▸ **EXERCISE PROMPT**:
What is the number of lines containing the string "that"? Answer with the number only.

>> BEGIN RECORD SET

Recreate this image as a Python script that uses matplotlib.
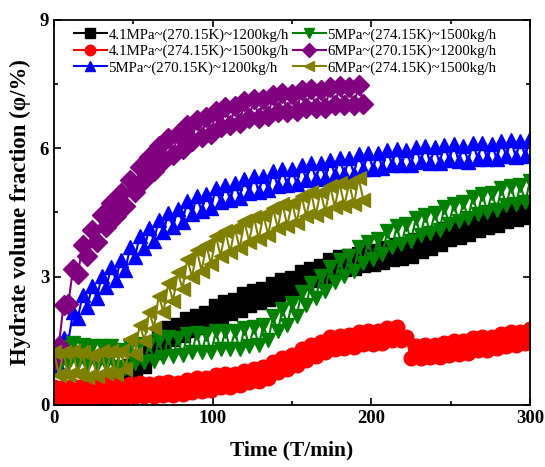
import matplotlib
matplotlib.use("Agg")
import matplotlib.pyplot as plt
from matplotlib.ticker import MultipleLocator

plt.rcParams['font.family'] = ['Liberation Serif', 'DejaVu Serif']

t_full = list(range(0, 301, 3))
t_short = list(range(0, 196, 3))

labels = ["4.1MPa~(270.15K)~1200kg/h", "4.1MPa~(274.15K)~1500kg/h",
          "5MPa~(270.15K)~1200kg/h", "5MPa~(274.15K)~1500kg/h",
          "6MPa~(270.15K)~1200kg/h", "6MPa~(274.15K)~1500kg/h"]

black_41_270 = [0.21, 0.00, 0.19, 0.00, 0.25, 0.00, 0.27, 0.00, 0.27, 0.01, 0.36, 0.16, 0.55, 0.36, 0.73,
                0.52, 0.90, 0.68, 1.08, 0.92, 1.38, 1.24, 1.68, 1.47, 1.81, 1.55, 1.88, 1.63, 2.00, 1.75,
                2.09, 1.82, 2.15, 1.94, 2.31, 2.07, 2.40, 2.14, 2.46, 2.22, 2.59, 2.34, 2.67, 2.41, 2.72,
                2.47, 2.83, 2.58, 2.92, 2.65, 2.97, 2.73, 3.10, 2.85, 3.19, 2.93, 3.26, 3.01, 3.38, 3.13,
                3.46, 3.17, 3.48, 3.20, 3.54, 3.27, 3.58, 3.29, 3.60, 3.34, 3.68, 3.41, 3.73, 3.44, 3.75,
                3.49, 3.85, 3.61, 3.94, 3.68, 4.01, 3.76, 4.12, 3.88, 4.20, 3.93, 4.25, 3.99, 4.35, 4.09,
                4.42, 4.15, 4.46, 4.21, 4.56, 4.30, 4.62, 4.34, 4.65, 4.39, 4.74]
red_41_274 = [0.41, 0.12, 0.41, 0.14, 0.45, 0.14, 0.45, 0.16, 0.46, 0.18, 0.51, 0.21, 0.49, 0.17, 0.45,
              0.17, 0.50, 0.21, 0.51, 0.20, 0.48, 0.20, 0.52, 0.24, 0.53, 0.23, 0.52, 0.25, 0.58, 0.31,
              0.62, 0.33, 0.63, 0.35, 0.69, 0.42, 0.72, 0.43, 0.73, 0.46, 0.80, 0.53, 0.85, 0.57, 0.89,
              0.64, 1.01, 0.77, 1.10, 0.84, 1.17, 0.93, 1.30, 1.05, 1.40, 1.15, 1.48, 1.23, 1.58, 1.31,
              1.62, 1.33, 1.64, 1.36, 1.70, 1.43, 1.73, 1.43, 1.73, 1.45, 1.79, 1.52, 1.82, 1.52, 1.58,
              1.09, 1.39, 1.09, 1.40, 1.11, 1.41, 1.13, 1.46, 1.18, 1.49, 1.20, 1.50, 1.22, 1.56, 1.28,
              1.58, 1.29, 1.59, 1.33, 1.67, 1.39, 1.70, 1.41, 1.71, 1.44, 1.78]
blue_5_270 = [0.93, 0.91, 1.56, 1.49, 2.17, 2.04, 2.56, 2.30, 2.77, 2.50, 3.01, 2.75, 3.22, 2.93, 3.39,
              3.15, 3.70, 3.45, 3.95, 3.67, 4.13, 3.84, 4.33, 4.04, 4.48, 4.16, 4.58, 4.28, 4.77, 4.46,
              4.88, 4.53, 4.93, 4.60, 5.07, 4.74, 5.15, 4.79, 5.18, 4.84, 5.29, 4.95, 5.35, 4.98, 5.36,
              5.02, 5.46, 5.12, 5.51, 5.14, 5.51, 5.16, 5.61, 5.26, 5.66, 5.28, 5.65, 5.30, 5.73, 5.38,
              5.77, 5.39, 5.77, 5.41, 5.86, 5.51, 5.90, 5.52, 5.88, 5.53, 5.97, 5.61, 5.99, 5.61, 5.97,
              5.61, 6.04, 5.67, 6.06, 5.66, 6.02, 5.66, 6.08, 5.72, 6.09, 5.70, 6.06, 5.69, 6.12, 5.76,
              6.13, 5.74, 6.10, 5.74, 6.17, 5.81, 6.19, 5.80, 6.16, 5.81, 6.24]
green_5_274 = [1.34, 0.91, 1.35, 0.95, 1.44, 1.01, 1.41, 0.94, 1.38, 0.94, 1.39, 0.96, 1.38, 0.89, 1.29,
               0.86, 1.37, 0.97, 1.43, 1.00, 1.43, 1.02, 1.53, 1.12, 1.58, 1.14, 1.57, 1.16, 1.66, 1.24,
               1.68, 1.23, 1.65, 1.23, 1.72, 1.30, 1.74, 1.30, 1.72, 1.30, 1.79, 1.38, 1.83, 1.40, 1.87,
               1.51, 2.07, 1.72, 2.24, 1.88, 2.39, 2.07, 2.65, 2.33, 2.86, 2.50, 3.01, 2.67, 3.23, 2.88,
               3.39, 3.01, 3.49, 3.14, 3.69, 3.33, 3.82, 3.42, 3.89, 3.52, 4.06, 3.69, 4.18, 3.76, 4.22,
               3.84, 4.36, 3.97, 4.44, 4.03, 4.49, 4.10, 4.62, 4.24, 4.71, 4.29, 4.74, 4.36, 4.87, 4.47,
               4.94, 4.52, 4.96, 4.56, 5.07, 4.67, 5.13, 4.70, 5.14, 4.74, 5.24]
purple_6_270 = [1.05, 1.38, 2.34, 2.36, 3.19, 3.06, 3.73, 3.49, 4.08, 3.81, 4.44, 4.16, 4.73, 4.41, 4.95,
                4.66, 5.27, 4.98, 5.57, 5.25, 5.79, 5.47, 6.05, 5.71, 6.23, 5.85, 6.34, 5.98, 6.54, 6.17,
                6.67, 6.26, 6.73, 6.34, 6.87, 6.49, 6.96, 6.54, 6.99, 6.59, 7.10, 6.70, 7.16, 6.72, 7.16,
                6.75, 7.25, 6.85, 7.29, 6.85, 7.28, 6.87, 7.36, 6.95, 7.39, 6.95, 7.37, 6.95, 7.44, 7.02,
                7.46, 7.01, 7.43, 7.01, 7.48, 7.03]
olive_6_274 = [1.24, 0.71, 1.23, 0.70, 1.26, 0.72, 1.23, 0.66, 1.17, 0.67, 1.26, 0.75, 1.27, 0.72, 1.26,
               0.83, 1.55, 1.19, 1.88, 1.50, 2.18, 1.81, 2.55, 2.18, 2.84, 2.43, 3.10, 2.72, 3.41, 2.99,
               3.62, 3.14, 3.73, 3.29, 3.94, 3.49, 4.07, 3.57, 4.13, 3.66, 4.29, 3.82, 4.39, 3.88, 4.44,
               3.97, 4.60, 4.14, 4.70, 4.19, 4.73, 4.26, 4.89, 4.41, 4.97, 4.45, 4.99, 4.51, 5.12, 4.63,
               5.19, 4.66, 5.19, 4.70, 5.30, 4.79]

series = [
    (t_full, black_41_270, 'black', 's'),
    (t_full, red_41_274, 'red', 'o'),
    (t_full, blue_5_270, 'blue', '^'),
    (t_full, green_5_274, 'green', 'v'),
    (t_short, purple_6_270, 'purple', 'D'),
    (t_short, olive_6_274, 'olive', '<'),
]

fig = plt.figure(figsize=(5.45, 4.67), dpi=100)
ax = fig.add_axes([0.0991, 0.1328, 0.8734, 0.8244])

for (tt, yy, c, m), lab in zip(series, labels):
    ax.plot(tt, yy, color=c, marker=m, markersize=10.5, linewidth=1.5, label=lab)

ax.set_xlim(0, 300)
ax.set_ylim(0, 9)
ax.xaxis.set_major_locator(MultipleLocator(100))
ax.xaxis.set_minor_locator(MultipleLocator(50))
ax.yaxis.set_major_locator(MultipleLocator(3))
ax.yaxis.set_minor_locator(MultipleLocator(1.5))
ax.tick_params(which='both', direction='in', top=True, right=True, width=1.2)
ax.tick_params(which='major', length=5, labelsize=13.5)
ax.tick_params(which='minor', length=3)
for lbl in ax.get_xticklabels() + ax.get_yticklabels():
    lbl.set_fontweight('bold')
for sp in ax.spines.values():
    sp.set_linewidth(1.3)

ax.set_xlabel('Time (T/min)', fontsize=15.5, fontweight='bold', labelpad=10)
ax.set_ylabel('Hydrate volume fraction (φ/%)', fontsize=16.5, fontweight='bold', labelpad=6)

leg = ax.legend(loc='upper left', ncol=2, frameon=False, fontsize=10.7,
                markerscale=0.72, handlelength=2.2, handletextpad=0.1,
                columnspacing=0.3, labelspacing=0.2,
                bbox_to_anchor=(0.025, 1.0), borderaxespad=0.15)

fig.savefig('out.png', dpi=100)
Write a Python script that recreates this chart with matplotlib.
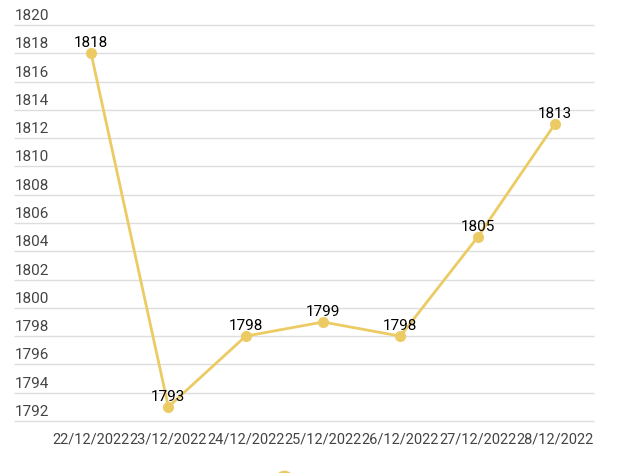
import matplotlib.pyplot as plt
from matplotlib.transforms import offset_copy

dates = ["22/12/2022", "23/12/2022", "24/12/2022", "25/12/2022",
         "26/12/2022", "27/12/2022", "28/12/2022"]
prices = [1818, 1793, 1798, 1799, 1798, 1805, 1813]
y_ticks = list(range(1792, 1821, 2))

_LINE_COLOR = "#ECCB64"
_GRID_COLOR = "#DDDDDD"
_TICK_COLOR = "#444444"

plt.rcParams["font.family"] = ["Roboto", "DejaVu Sans"]

fig = plt.figure(figsize=(6.2, 4.73), dpi=100)
W, H = 620, 473
left, right, top, bottom = 52.4, 593.6, 25, 421
ax = fig.add_axes([left / W, 1 - bottom / H, (right - left) / W, (bottom - top) / H])

xs = list(range(len(dates)))
ax.plot(xs, prices, color=_LINE_COLOR, lw=2, marker="o", ms=8,
        markeredgewidth=0, label=" ", clip_on=False, zorder=3)

ax.set_xlim(-0.5, len(dates) - 0.5)
ax.set_ylim(y_ticks[0], y_ticks[-1])
for s in ax.spines.values():
    s.set_visible(False)

# gridlines run under the y labels
grid_x0 = (14 - left) / (right - left)
ax.hlines(y_ticks, grid_x0, 1, transform=ax.get_yaxis_transform(),
          colors=_GRID_COLOR, lw=1, clip_on=False, zorder=1)

ax.set_yticks([])
label_tr = offset_copy(ax.get_yaxis_transform(), fig=fig, x=0, y=9, units="dots")
for v in y_ticks:
    ax.text((15 - left) / (right - left), v, str(v), transform=label_tr,
            ha="left", va="center", fontsize=11, color=_TICK_COLOR)

ax.set_xticks(xs)
ax.set_xticklabels(dates, fontsize=10.5, color=_TICK_COLOR)
ax.tick_params(axis="x", length=0, pad=8)

for x, p in zip(xs, prices):
    ax.annotate(str(p), (x, p), xytext=(0, 10), textcoords="offset pixels",
                ha="center", va="center", fontsize=11, color="black")

fig.legend(loc="upper center", bbox_to_anchor=(286 / W, 6 / H),
           frameon=False, handlelength=0, handletextpad=0, markerscale=1.6,
           borderaxespad=0)

fig.savefig("out.png", dpi=100)
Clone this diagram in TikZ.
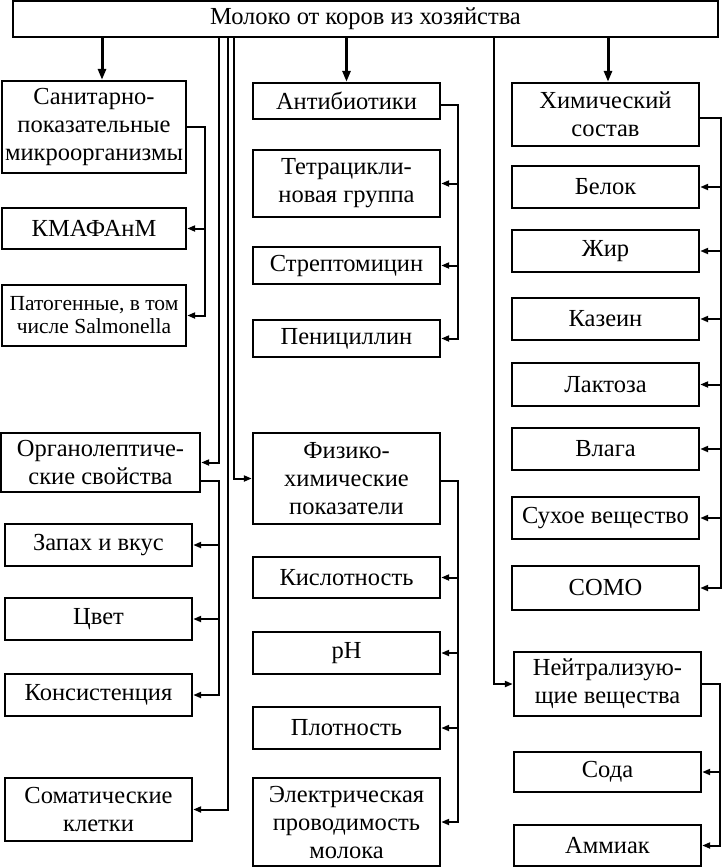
\documentclass[tikz,border=0pt]{standalone}
\usepackage{fontspec}
\setmainfont{Liberation Serif}
\usetikzlibrary{arrows.meta}

\begin{document}
\begin{tikzpicture}[x=1pt,y=-1pt,
  box/.style={draw,line width=2.4pt,inner sep=0pt,align=center,font=\fontsize{24.5}{28}\selectfont},
  small/.style={font=\fontsize{21.5}{23}\selectfont},
  link/.style={line width=2pt,-{Triangle[length=8pt,width=6pt]}},
  down/.style={line width=3pt,-{Triangle[length=11pt,width=8pt]}}]
\useasboundingbox (0,0) rectangle (722,868);
% head
\node[box,minimum width=705pt,minimum height=36pt] (top) at (365.5,19) {Молоко от коров из хозяйства};
% left column
\node[box,minimum width=184pt,minimum height=92pt] (san) at (94,127) {Санитарно-\\показательные\\микроорганизмы};
\node[box,minimum width=184pt,minimum height=41pt] (kmaf) at (94,228.5) {КМАФАнМ};
\node[box,small,minimum width=184pt,minimum height=61pt] (pat) at (94,315.5) {Патогенные, в том\\числе Salmonella};
\node[box,minimum width=199pt,minimum height=59pt] (org) at (100.5,462.5) {Органолептиче-\\ские свойства};
\node[box,minimum width=187pt,minimum height=42pt] (zap) at (98.5,545) {Запах и вкус};
\node[box,minimum width=187pt,minimum height=42pt] (cvet) at (98.5,619) {Цвет};
\node[box,minimum width=187pt,minimum height=42pt] (kons) at (98.5,695) {Консистенция};
\node[box,minimum width=187pt,minimum height=63pt] (som) at (98.5,809.5) {Соматические\\клетки};
% middle column
\node[box,minimum width=187pt,minimum height=36pt] (ant) at (346.5,101) {Антибиотики};
\node[box,minimum width=187pt,minimum height=67pt] (tet) at (346.5,183.5) {Тетрацикли-\\новая группа};
\node[box,minimum width=187pt,minimum height=37pt] (str) at (346.5,265.5) {Стрептомицин};
\node[box,minimum width=187pt,minimum height=37pt] (pen) at (346.5,338.5) {Пенициллин};
\node[box,minimum width=187pt,minimum height=91pt] (fiz) at (346.5,478.5) {Физико-\\химические\\показатели};
\node[box,minimum width=187pt,minimum height=41pt] (kisl) at (346.5,577.5) {Кислотность};
\node[box,minimum width=187pt,minimum height=42pt] (ph) at (346.5,653) {pH};
\node[box,minimum width=187pt,minimum height=42pt] (plot) at (346.5,728) {Плотность};
\node[box,minimum width=187pt,minimum height=88pt] (el) at (346.5,822) {Электрическая\\проводимость\\молока};
% right column
\node[box,minimum width=187pt,minimum height=63pt] (him) at (605.5,114.5) {Химический\\состав};
\node[box,minimum width=187pt,minimum height=42pt] (bel) at (605.5,187) {Белок};
\node[box,minimum width=187pt,minimum height=42pt] (zhir) at (605.5,251) {Жир};
\node[box,minimum width=187pt,minimum height=42pt] (kaz) at (605.5,319) {Казеин};
\node[box,minimum width=187pt,minimum height=43pt] (lakt) at (605.5,384.5) {Лактоза};
\node[box,minimum width=187pt,minimum height=42pt] (vlaga) at (605.5,449) {Влага};
\node[box,minimum width=187pt,minimum height=42pt] (suh) at (605.5,518) {Сухое вещество};
\node[box,minimum width=187pt,minimum height=44pt] (somo) at (605.5,588) {СОМО};
\node[box,minimum width=187pt,minimum height=64pt] (neut) at (607.5,684) {Нейтрализую-\\щие вещества};
\node[box,minimum width=187pt,minimum height=40pt] (soda) at (607.5,772) {Сода};
\node[box,minimum width=187pt,minimum height=41pt] (amm) at (607.5,845.5) {Аммиак};
% from the head
\draw[down] ([xshift=8pt]san.north |- top.south) -- ([xshift=8pt]san.north);
\draw[down] (ant.north |- top.south) -- (ant.north);
\draw[down] ([xshift=2.5pt]him.north |- top.south) -- ([xshift=2.5pt]him.north);
\draw[link] ([xshift=18pt]org.east |- top.south) |- (org.east);
\draw[link] ([xshift=35pt]som.east |- top.south) |- (som.east);
\draw[link] ([xshift=-18pt]fiz.west |- top.south) |- (fiz.west);
\draw[link] ([xshift=-19pt]neut.west |- top.south) |- (neut.west);
% sanitary
\draw[link] (san.east) -- ++(18,0) |- (kmaf.east);
\draw[link] (san.east) -- ++(18,0) |- (pat.east);
% organoleptic
\draw[link] ([yshift=-18pt]org.east) -- ++(18,0) |- (zap.east);
\draw[link] ([yshift=-18pt]org.east) -- ++(18,0) |- (cvet.east);
\draw[link] ([yshift=-18pt]org.east) -- ++(18,0) |- (kons.east);
% antibiotics
\draw[link] ([yshift=-4pt]ant.east) -- ++(17,0) |- (tet.east);
\draw[link] ([yshift=-4pt]ant.east) -- ++(17,0) |- (str.east);
\draw[link] ([yshift=-4pt]ant.east) -- ++(17,0) |- (pen.east);
% physico-chemical
\draw[link] ([yshift=-2.5pt]fiz.east) -- ++(17,0) |- (kisl.east);
\draw[link] ([yshift=-2.5pt]fiz.east) -- ++(17,0) |- (ph.east);
\draw[link] ([yshift=-2.5pt]fiz.east) -- ++(17,0) |- (plot.east);
\draw[link] ([yshift=-2.5pt]fiz.east) -- ++(17,0) |- (el.east);
% chemical
\draw[link] ([yshift=-3.5pt]him.east) -- ++(21,0) |- (bel.east);
\draw[link] ([yshift=-3.5pt]him.east) -- ++(21,0) |- (zhir.east);
\draw[link] ([yshift=-3.5pt]him.east) -- ++(21,0) |- (kaz.east);
\draw[link] ([yshift=-3.5pt]him.east) -- ++(21,0) |- (lakt.east);
\draw[link] ([yshift=-3.5pt]him.east) -- ++(21,0) |- (vlaga.east);
\draw[link] ([yshift=-3.5pt]him.east) -- ++(21,0) |- (suh.east);
\draw[link] ([yshift=-3.5pt]him.east) -- ++(21,0) |- (somo.east);
% neutralizing
\draw[link] (neut.east) -- ++(18,0) |- (soda.east);
\draw[link] (neut.east) -- ++(18,0) |- (amm.east);
\end{tikzpicture}
\end{document}
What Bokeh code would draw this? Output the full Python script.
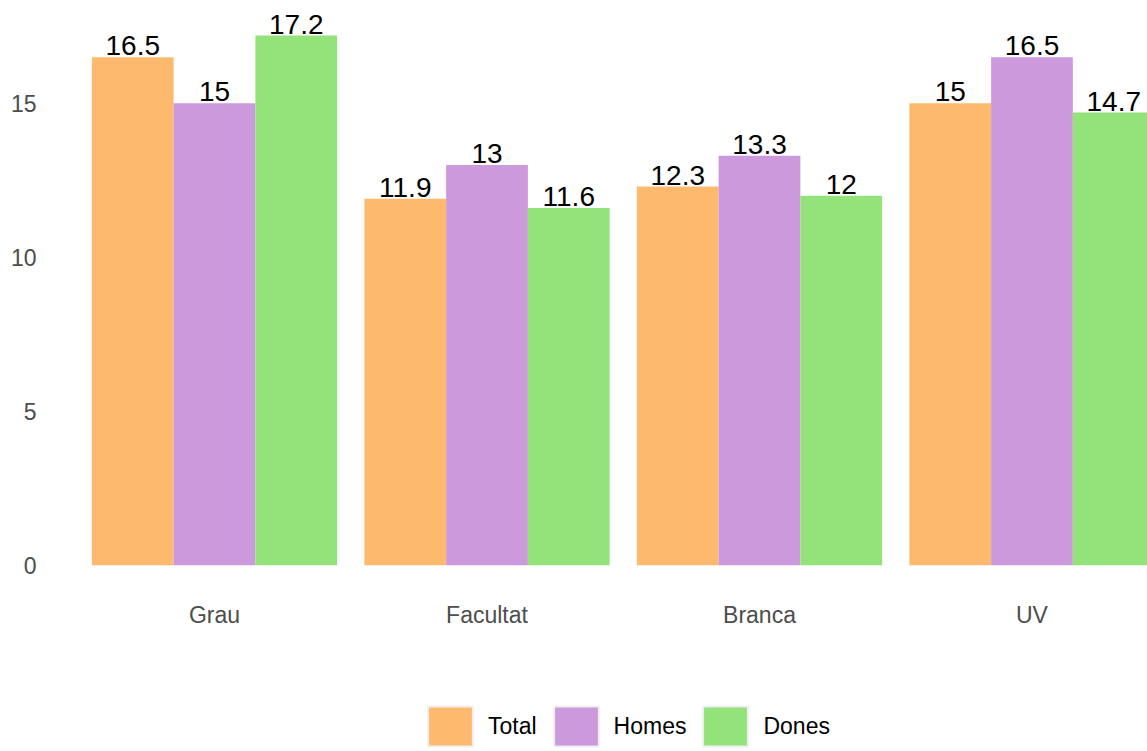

>> END RECORD SET

▸ **SOLUTION TO THIS TASK**:
2